Figure skating is one of the most difficult athletic pursuits around. Even though I can’t do it — I don’t have the balance, the strength, or the stamina, and never have — I understand skating and I understand the skater’s mentality, mostly because I’m a musician and I performed at many music competitions. And having to do your best when your reed isn’t working, or your keys are sticking, or you know you’re competing against someone who’s won the competition several times and you’re a newcomer — well, those nerves are hard to deal with.

That’s why I never faulted Abbott for having nerves, or being willing to acknowledge them. But as a commentator — even an armchair one like myself — I have to be honest about what I see.

Yesterday, I said that Abbott’s story of falling hard but getting up and finishing when he could’ve walked away without fault was inspiring. And it was.

Today, going out there when he knew he had no realistic chance for a medal and giving it his all, then skating a clean program despite being in pain from yesterday’s fall, was even more so.
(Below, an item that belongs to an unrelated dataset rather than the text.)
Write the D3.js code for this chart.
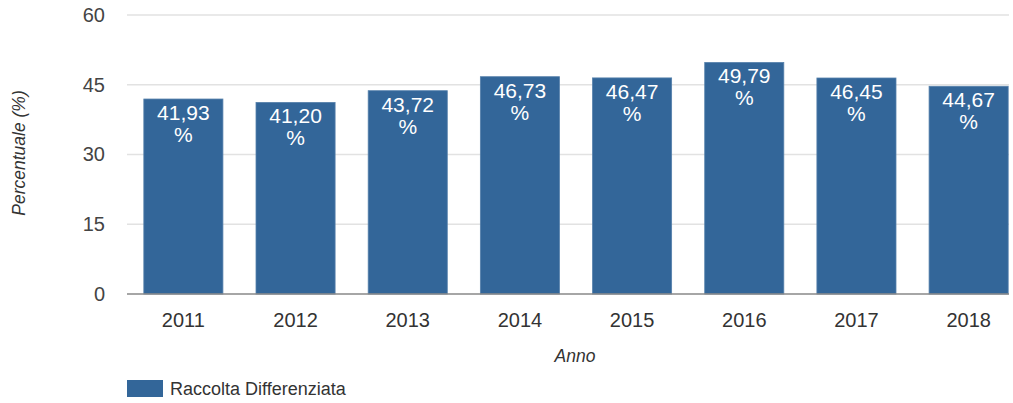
<!DOCTYPE html>
<html>
<head>
<meta charset="utf-8">
<script src="https://cdn.jsdelivr.net/npm/d3@7"></script>
<style>
  html, body { margin: 0; padding: 0; background: #fff; }
  svg { display: block; font-family: "Liberation Sans", Arial, sans-serif; }
</style>
</head>
<body>
<svg id="chart" width="1013" height="403"></svg>
<script>
// Percentuale di raccolta differenziata per anno
const years = ["2011", "2012", "2013", "2014", "2015", "2016", "2017", "2018"];
const values = [41.93, 41.20, 43.72, 46.73, 46.47, 49.79, 46.45, 44.67];
const yTicks = [0, 15, 30, 45, 60];
const seriesName = "Raccolta Differenziata";
const xTitle = "Anno";
const yTitle = "Percentuale (%)";

const svg = d3.select("#chart");
const plotLeft = 127, plotRight = 1009, plotTop = 15, plotBottom = 294;

const x = d3.scaleBand()
  .domain(years)
  .range([plotLeft, 1025])
  .paddingInner(0.295)
  .paddingOuter(0.15);

const y = d3.scaleLinear().domain([0, 60]).range([plotBottom, plotTop]);

const fmt = v => v.toFixed(2).replace(".", ",");

// gridlines
svg.append("g")
  .selectAll("line")
  .data(yTicks.filter(d => d !== 0))
  .join("line")
  .attr("x1", plotLeft).attr("x2", plotRight)
  .attr("y1", d => y(d)).attr("y2", d => y(d))
  .attr("stroke", "#e2e2e2")
  .attr("stroke-width", 1.5);

// y axis tick labels
const yAxis = svg.append("g")
  .attr("transform", `translate(${plotLeft},0)`)
  .call(d3.axisLeft(y).tickValues(yTicks).tickSize(0).tickPadding(22));
yAxis.select(".domain").remove();
yAxis.selectAll("text")
  .attr("font-size", 20)
  .attr("fill", "#444")
  .attr("font-family", "Liberation Sans, Arial, sans-serif");

// bars
svg.append("g")
  .selectAll("rect")
  .data(years.map((yr, i) => ({ yr, v: values[i] })))
  .join("rect")
  .attr("x", d => x(d.yr))
  .attr("width", x.bandwidth())
  .attr("y", d => y(d.v))
  .attr("height", d => y(0) - y(d.v))
  .attr("fill", "#336699")
  .attr("stroke", "#5580ab")
  .attr("stroke-width", 0.8);

// value labels inside bars
const labels = svg.append("g")
  .selectAll("text")
  .data(years.map((yr, i) => ({ yr, v: values[i] })))
  .join("text")
  .attr("x", d => x(d.yr) + x.bandwidth() / 2)
  .attr("y", d => y(d.v) + 21)
  .attr("text-anchor", "middle")
  .attr("font-size", 21)
  .attr("fill", "#fff");
labels.append("tspan").text(d => fmt(d.v));
labels.append("tspan")
  .attr("x", d => x(d.yr) + x.bandwidth() / 2)
  .attr("dy", 22)
  .text("%");

// baseline
svg.append("line")
  .attr("x1", plotLeft).attr("x2", plotRight)
  .attr("y1", y(0)).attr("y2", y(0))
  .attr("stroke", "#888")
  .attr("stroke-width", 1.5);

// x axis labels
const xAxis = svg.append("g")
  .attr("transform", `translate(0,${plotBottom})`)
  .call(d3.axisBottom(x).tickSize(0).tickPadding(19));
xAxis.select(".domain").remove();
xAxis.selectAll("text")
  .attr("font-size", 20)
  .attr("fill", "#333")
  .attr("font-family", "Liberation Sans, Arial, sans-serif");

// axis titles
svg.append("text")
  .attr("x", 575).attr("y", 362)
  .attr("text-anchor", "middle")
  .attr("font-size", 17.5)
  .attr("font-style", "italic")
  .attr("fill", "#333")
  .text(xTitle);

svg.append("text")
  .attr("transform", `translate(25,153) rotate(-90)`)
  .attr("text-anchor", "middle")
  .attr("font-size", 17.5)
  .attr("font-style", "italic")
  .attr("fill", "#333")
  .text(yTitle);

// legend
const legend = svg.append("g").attr("transform", "translate(127,380)");
legend.append("rect")
  .attr("width", 36).attr("height", 17)
  .attr("fill", "#336699");
legend.append("text")
  .attr("x", 43).attr("y", 15)
  .attr("font-size", 18)
  .attr("fill", "#333")
  .text(seriesName);
</script>
</body>
</html>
Life is about how hard you try after you’ve been knocked down. It’s all about how you get up, or don’t. And that’s why I’d rather talk about Jeremy Abbott, who’s competed now in two Olympics, finishing ninth  and twelfth, than talk about 2014 Olympic champion Yuzuru Hanyu, who’s only nineteen and has not faced significant adversity on the ice as of yet (off the ice, yes, due to the tsunami a few years ago). And I definitely don’t want to talk about Olympic silver medalist Patrick Chan, who apparently felt he deserved the gold medal despite taking three falls, because that young man has way too much publicity already.

For today, this Valentine’s Day, I want you to consider the courage of a young man who’s about to retire from the sport he loves — Jeremy Abbott — at the young age of twenty-eight, because the sport is so difficult, so demanding, requires so much dedication, that his legs and back and body and mind just cannot keep doing it at the high level required to attain the Olympics.

Then consider how difficult it was for him to take that fall — look at the program in context (I’m sure it’s available on YouTube by now, or at, and see what Abbott did to get up again, then skate the rest of his program with vigor and panache.

That’s what we all need to do, in this life.

I have a lot of sympathy for Abbott.  I had it in 2010 at Vancouver, when he finished ninth by skating a brilliant program to pull way up in the standings. And I have it again today.

Because what makes an Olympic champion is not the medals.

It’s the heart.

That’s why Jeremy Abbott will forever be an Olympic champion.